We live in a health conscious world. And indeed, it is people who are most aware and concerned about their health that often end up seeking medical interventions. But is medical intervention always the best thing? Modern medicine has come up with many different solutions, even cures, for maladies that may once have been detrimental. But is medicine really the answer to health and longevity? Ask yourself a philosophical question: should mankind really develop cures to everything?
Lets take your annual check-up for example. While benchmarks in blood test values come from a general portion of the population, there are many individual differences in people for which benchmarks do not account. Take Cholesterol for example, a well-known substance that is feared and abhorred by most consumers. Many people after 50 are already on some kind of cholesterol lowering drug, like Lipitor (Atorvastatin). While drugs may be able to lower cholesterol. it does not mean that it it beneficial for everyone to take them.

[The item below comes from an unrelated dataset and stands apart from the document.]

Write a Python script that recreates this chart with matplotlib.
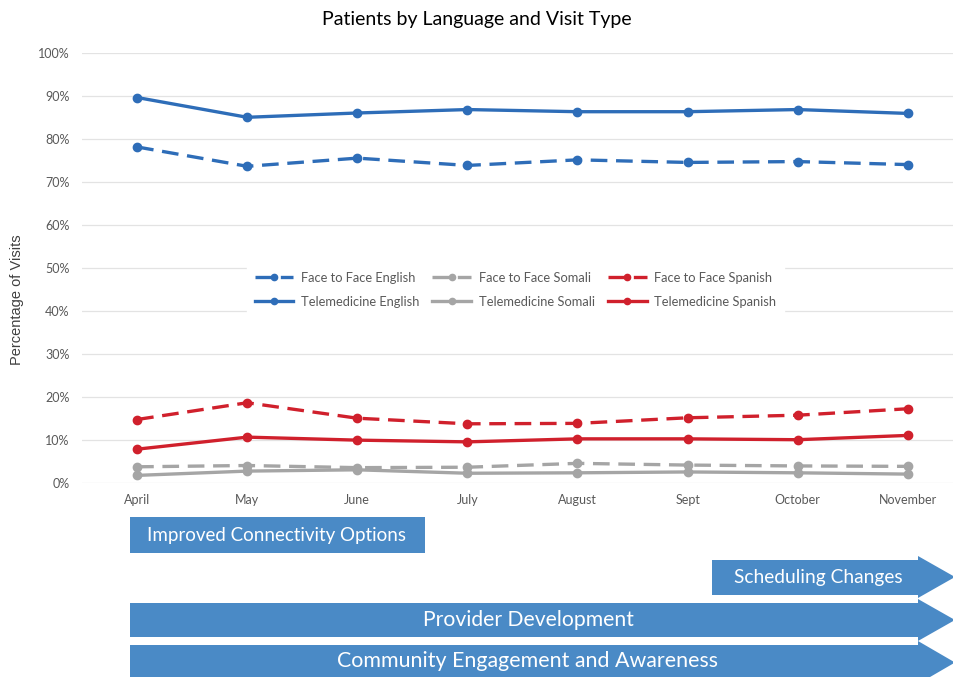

In fact, many studies show that low cholesterol may lead to a variety of chronic diseases, such as an increase in the occurrence of Alzheimer's and Dementia. If you really do your research, the human brain is about 70% fat, and around 20% of that fat is made up of cholesterol! So when you have chronically low levels of this substance, is it any wonder that brain function starts to deteriorate?
Then there are the side effects of drugs. Statins, a very pervasive class of cholesterol drugs, have been shown in many studies to cause increased joint pain, muscle pain, weight gain, and memory loss. One long term study even reports the incidence of diabetes in post-menopausal women who take statins to be over 70% higher than those who are not taking the drug.
Thomas Malthus, scholar and contemporary of Charles Darwin, was famously quoted as saying that disease is but nature's way of controlling the population. And in a way I agree. Not all diseases are disasters. Sometimes, disease is merely a way of nature making the body stronger. Because if you think about it, curing humans of all disease and illness takes away the fundamental balance and harmony of nature. What will we do when there is over-population and limited resources? What will we do when the genetic health and immunity of our future generations are affected when genes get passed on that would have been eliminated from the population otherwise?
The Buddhists say that sickness is not necessarily evil. Sickness can often people to better understand their own bodies. After sickness, people tend to be more careful with their bodies, thereby avoiding greater, unknown potential diseases. And so, how you perceive your own health, and how you respond and recover after illness all comes down to your own mentality.
Chinese Medicine looks to nature for most solutions. Because in observing nature, observing the balance and harmony of life, we discover the way of healing. That's one of the tenants that sets Chinese Medicine apart, and what makes it a better alternative for many, especially more chronic diseases. In the end, the aim of Chinese Medicine is not to cure, but to balance, and allow the harmony of nature to take over.